Are the eigenvalues of the sum of two positive definite matrices increased?
Let $A$ and $B$ be two $n \times n$ (symmetric) positive definite matrices, and denote the $k$th smallest eigenvalue of a general $n \times n$ matrix by $\lambda_k(X)$, $k = 1, 2, \ldots, n$ so that $$\lambda_1(X) \leq \lambda_2(X) \leq \cdots \leq \lambda_n(X).$$ I guess the following relation holds: $$\lambda_k(A + B) > \max\{\lambda_k(A), \lambda_k(B)\}, \; k = 1, 2, \ldots, n.$$
This looks intuitive but I have difficulty to prove it, any hints?

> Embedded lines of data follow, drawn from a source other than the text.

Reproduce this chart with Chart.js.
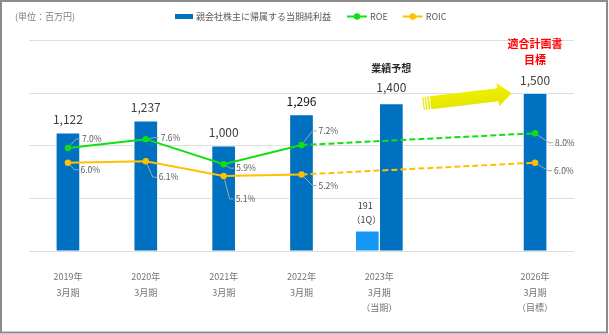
<!DOCTYPE html>
<html lang="ja">
<head>
<meta charset="utf-8">
<title>親会社株主に帰属する当期純利益・ROE・ROIC</title>
<script src="https://cdn.jsdelivr.net/npm/chart.js@4/dist/chart.umd.min.js"></script>
<style>
  html, body { margin: 0; padding: 0; background: #ffffff; }
  #wrap { width: 609px; height: 334px; }
  canvas { display: block; }
</style>
</head>
<body>
<div id="wrap"><canvas id="chart" width="609" height="334"></canvas></div>
<script>
// ---- data ----
const periods = [
  ['2019年', '3月期'],
  ['2020年', '3月期'],
  ['2021年', '3月期'],
  ['2022年', '3月期'],
  ['2023年', '3月期', '（当期）'],
  '',
  ['2026年', '3月期', '（目標）']
];
const netIncome = [1122, 1237, 1000, 1296, 1400, null, 1500];   // 百万円
const firstQuarterIncome = [null, null, null, null, 191, null, null];
const roe  = [7.0, 7.6, 5.9, 7.2, null, null, 8.0];            // %
const roic = [6.0, 6.1, 5.1, 5.2, null, null, 6.0];            // %
const incomeTicks = [0, 500, 1000, 1500, 2000];

const lastActualIndex = 3;   // 2022年3月期: last actual result, dashed afterwards
const forecastIndex = 4;     // 2023年3月期 forecast
const targetIndex = 6;       // 2026年3月期 target

// ---- styling ----
const FONT = '"Noto Sans CJK JP", "Noto Sans", sans-serif';
const BLUE = '#0070c0';
const LIGHT_BLUE = '#1597f5';
const GREEN = '#10e010';
const GOLD = '#ffc000';
const TEXT = '#595959';

// label placement for the percentage call-outs (offset of label from its point)
const pctLabelOffsets = {
  roe:  [[14, -9], [15, -1.5], [12.5, 4], [17, -14], null, null, [20, 9.5]],
  roic: [[12.5, 7], [13, 16], [12, 23], [17, 11], null, null, [19, 8]]
};

const DS_ROE = 0, DS_ROIC = 1, DS_Q1 = 2, DS_INCOME = 3;

// white page, unit note, legend and outer frame
const pageDecor = {
  id: 'pageDecor',
  beforeDraw(chart) {
    const { ctx, width, height } = chart;
    ctx.save();
    ctx.fillStyle = '#ffffff';
    ctx.fillRect(0, 0, width, height);
    ctx.restore();
  },
  afterDraw(chart) {
    const { ctx, width, height } = chart;
    const ds = chart.data.datasets;
    ctx.save();
    ctx.textBaseline = 'middle';
    ctx.textAlign = 'left';

    ctx.font = `9px ${FONT}`;
    ctx.fillStyle = '#7f7f7f';
    ctx.fillText('(単位：百万円)', 15, 16.5);

    // legend row
    const ly = 16.5;
    let x = 175;
    ctx.fillStyle = ds[DS_INCOME].backgroundColor;
    ctx.fillRect(x, ly - 2.5, 18, 5);
    x += 21;
    ctx.fillStyle = TEXT;
    ctx.fillText(ds[DS_INCOME].label, x, ly);
    x += ctx.measureText(ds[DS_INCOME].label).width + 16;
    [DS_ROE, DS_ROIC].forEach((idx) => {
      const d = ds[idx];
      ctx.strokeStyle = d.borderColor;
      ctx.lineWidth = 2;
      ctx.beginPath();
      ctx.moveTo(x, ly);
      ctx.lineTo(x + 20, ly);
      ctx.stroke();
      ctx.fillStyle = d.borderColor;
      ctx.beginPath();
      ctx.arc(x + 10, ly, 3.2, 0, Math.PI * 2);
      ctx.fill();
      x += 23;
      ctx.fillStyle = TEXT;
      ctx.fillText(d.label, x, ly);
      x += ctx.measureText(d.label).width + 15;
    });

    // frame
    ctx.strokeStyle = '#8c8c8c';
    ctx.lineWidth = 2;
    ctx.strokeRect(1, 1, width - 3, height - 2.5);
    ctx.restore();
  }
};

function drawArrow(ctx, x0, y0, x1, y1) {
  const ang = Math.atan2(y1 - y0, x1 - x0);
  const len = Math.hypot(x1 - x0, y1 - y0);
  const shaft = 6.5, head = 11.5, headLen = 14;
  ctx.save();
  ctx.translate(x0, y0);
  ctx.rotate(ang);
  const grad = ctx.createLinearGradient(0, -head, 0, head);
  grad.addColorStop(0, '#f2f200');
  grad.addColorStop(1, '#e2e200');
  ctx.fillStyle = grad;
  // striped tail
  ctx.fillRect(0, -shaft, 1.2, shaft * 2);
  ctx.fillRect(2.4, -shaft, 1.4, shaft * 2);
  ctx.fillRect(5, -shaft, 1.6, shaft * 2);
  ctx.beginPath();
  ctx.moveTo(7.8, -shaft);
  ctx.lineTo(len - headLen, -shaft);
  ctx.lineTo(len - headLen, -head);
  ctx.lineTo(len, 0);
  ctx.lineTo(len - headLen, head);
  ctx.lineTo(len - headLen, shaft);
  ctx.lineTo(7.8, shaft);
  ctx.closePath();
  ctx.fill();
  ctx.restore();
}

// value labels, percentage call-outs and headings
const annotations = {
  id: 'annotations',
  afterDatasetsDraw(chart) {
    const { ctx } = chart;
    const xs = chart.scales.x, ys = chart.scales.y;
    ctx.save();
    ctx.textAlign = 'center';
    ctx.textBaseline = 'middle';

    // net income values above the bars
    const incMeta = chart.getDatasetMeta(DS_INCOME);
    netIncome.forEach((v, i) => {
      if (v == null) return;
      const bar = incMeta.data[i];
      ctx.font = `12px ${FONT}`;
      ctx.fillStyle = i === lastActualIndex ? '#111111' : '#404040';
      ctx.fillText(v.toLocaleString('en-US'), bar.x, bar.y - (i === forecastIndex ? 16 : 13));
    });

    // first-quarter bar label
    const qMeta = chart.getDatasetMeta(DS_Q1);
    firstQuarterIncome.forEach((v, i) => {
      if (v == null) return;
      const bar = qMeta.data[i];
      ctx.font = `9px ${FONT}`;
      ctx.fillStyle = '#404040';
      ctx.fillText(v.toLocaleString('en-US'), bar.x - 2, bar.y - 25);
      ctx.fillText('（1Q）', bar.x - 1, bar.y - 11);
    });

    // percentage labels with leader lines
    ctx.textAlign = 'left';
    ctx.font = `8.5px ${FONT}`;
    [[DS_ROE, roe, pctLabelOffsets.roe], [DS_ROIC, roic, pctLabelOffsets.roic]].forEach(([idx, values, offs]) => {
      const meta = chart.getDatasetMeta(idx);
      values.forEach((v, i) => {
        if (v == null || !offs[i]) return;
        const pt = meta.data[i];
        const lx = pt.x + offs[i][0], ly = pt.y + offs[i][1];
        const ex = lx - 6;
        const a = Math.atan2(ly - pt.y, ex - pt.x);
        ctx.strokeStyle = '#a6a6a6';
        ctx.lineWidth = 1;
        ctx.beginPath();
        ctx.moveTo(pt.x + Math.cos(a) * 3.5, pt.y + Math.sin(a) * 3.5);
        ctx.lineTo(ex, ly);
        ctx.lineTo(lx - 2, ly);
        ctx.stroke();
        ctx.fillStyle = TEXT;
        ctx.fillText(v.toFixed(1) + '%', lx, ly);
      });
    });

    // headings over forecast and target bars
    ctx.textAlign = 'center';
    const fBar = incMeta.data[forecastIndex];
    ctx.font = `bold 10px ${FONT}`;
    ctx.fillStyle = '#262626';
    ctx.fillText('業績予想', fBar.x, fBar.y - 35);

    const tBar = incMeta.data[targetIndex];
    ctx.font = `bold 11px ${FONT}`;
    ctx.fillStyle = '#ff0000';
    ctx.fillText('適合計画書', tBar.x, tBar.y - 49);
    ctx.fillText('目標', tBar.x, tBar.y - 33);

    // arrow from forecast level to target level
    const xa = xs.getPixelForValue(forecastIndex), xb = xs.getPixelForValue(targetIndex);
    const span = xb - xa;
    drawArrow(ctx,
      xa + span * 0.28, ys.getPixelForValue(netIncome[forecastIndex]),
      xb - span * 0.15, ys.getPixelForValue(netIncome[targetIndex]));

    ctx.restore();
  }
};

new Chart(document.getElementById('chart'), {
  type: 'bar',
  data: {
    labels: periods,
    datasets: [
      {
        type: 'line', label: 'ROE', data: roe, yAxisID: 'y2', order: 0,
        borderColor: GREEN, backgroundColor: GREEN, borderWidth: 2,
        pointRadius: 3.2, pointHoverRadius: 3.2, pointBorderWidth: 0, pointBackgroundColor: GREEN,
        spanGaps: true, tension: 0,
        segment: { borderDash: (c) => c.p1DataIndex > lastActualIndex ? [6, 3] : undefined }
      },
      {
        type: 'line', label: 'ROIC', data: roic, yAxisID: 'y2', order: 0,
        borderColor: GOLD, backgroundColor: GOLD, borderWidth: 2,
        pointRadius: 3.2, pointHoverRadius: 3.2, pointBorderWidth: 0, pointBackgroundColor: GOLD,
        spanGaps: true, tension: 0,
        segment: { borderDash: (c) => c.p1DataIndex > lastActualIndex ? [6, 3] : undefined }
      },
      {
        label: '親会社株主に帰属する当期純利益（1Q）', data: firstQuarterIncome, order: 1,
        backgroundColor: LIGHT_BLUE
      },
      {
        label: '親会社株主に帰属する当期純利益', data: netIncome, order: 1,
        backgroundColor: BLUE
      }
    ]
  },
  options: {
    responsive: false,
    animation: false,
    devicePixelRatio: 1,
    layout: { padding: { left: 29, right: 35, top: 40.5, bottom: 0.5 } },
    plugins: { legend: { display: false }, tooltip: { enabled: false } },
    datasets: {
      bar: { barThickness: 24, skipNull: true, borderWidth: 1, borderColor: '#ffffff' }
    },
    scales: {
      x: {
        grid: { display: false, drawTicks: false },
        border: { display: false },
        ticks: {
          autoSkip: false, maxRotation: 0, padding: 18, color: '#737373',
          font: { family: FONT, size: 9, lineHeight: 1.72 }
        }
      },
      y: {
        min: incomeTicks[0],
        max: incomeTicks[incomeTicks.length - 1],
        ticks: { display: false, stepSize: incomeTicks[1] - incomeTicks[0] },
        grid: { color: '#dedede', lineWidth: 1, drawTicks: false },
        border: { display: false }
      },
      y2: { display: false, position: 'right', min: 0, max: 14.3 }
    }
  },
  plugins: [pageDecor, annotations]
});
</script>
</body>
</html>
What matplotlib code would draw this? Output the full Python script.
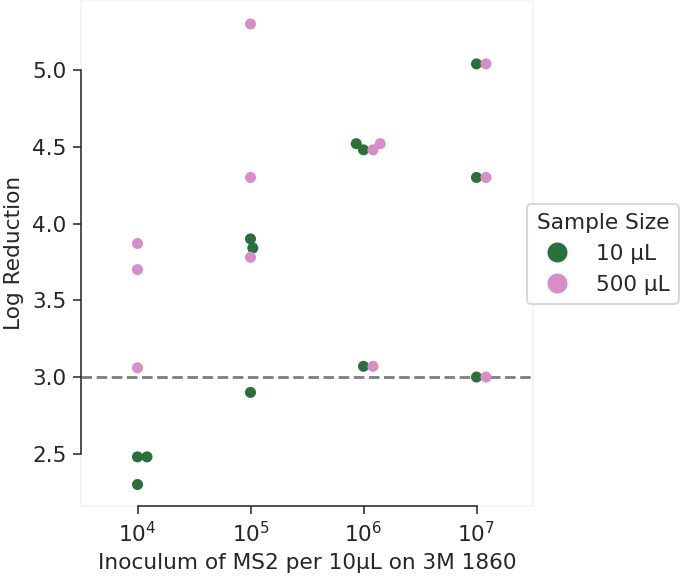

For symmetric matrices you have the Courant-Fischer min-max Theorem: $$\lambda_k(A) = \min \{ \max \{ R_A(x) \mid x \in U \text{ and } x \neq 0 \} \mid \dim(U)=k \}$$ with $$R_A(x) = \frac{(Ax, x)}{(x,x)}.$$ Now, your assertion follows easily, since $R_{A+B}(x) > \max\{R_A(x), R_B(x)\}$.
This theorem is also helpful to prove other nice properties of the eigenvalues of symmetric matrices. For example: \begin{equation*} \lambda_k(A) + \lambda_1(B) \le \lambda_k(A+B) \le \lambda_k(A) + \lambda_n(B) \end{equation*} This shows the continuous dependence of the Eigenvalues on the entries of the matrix, and also your assertion.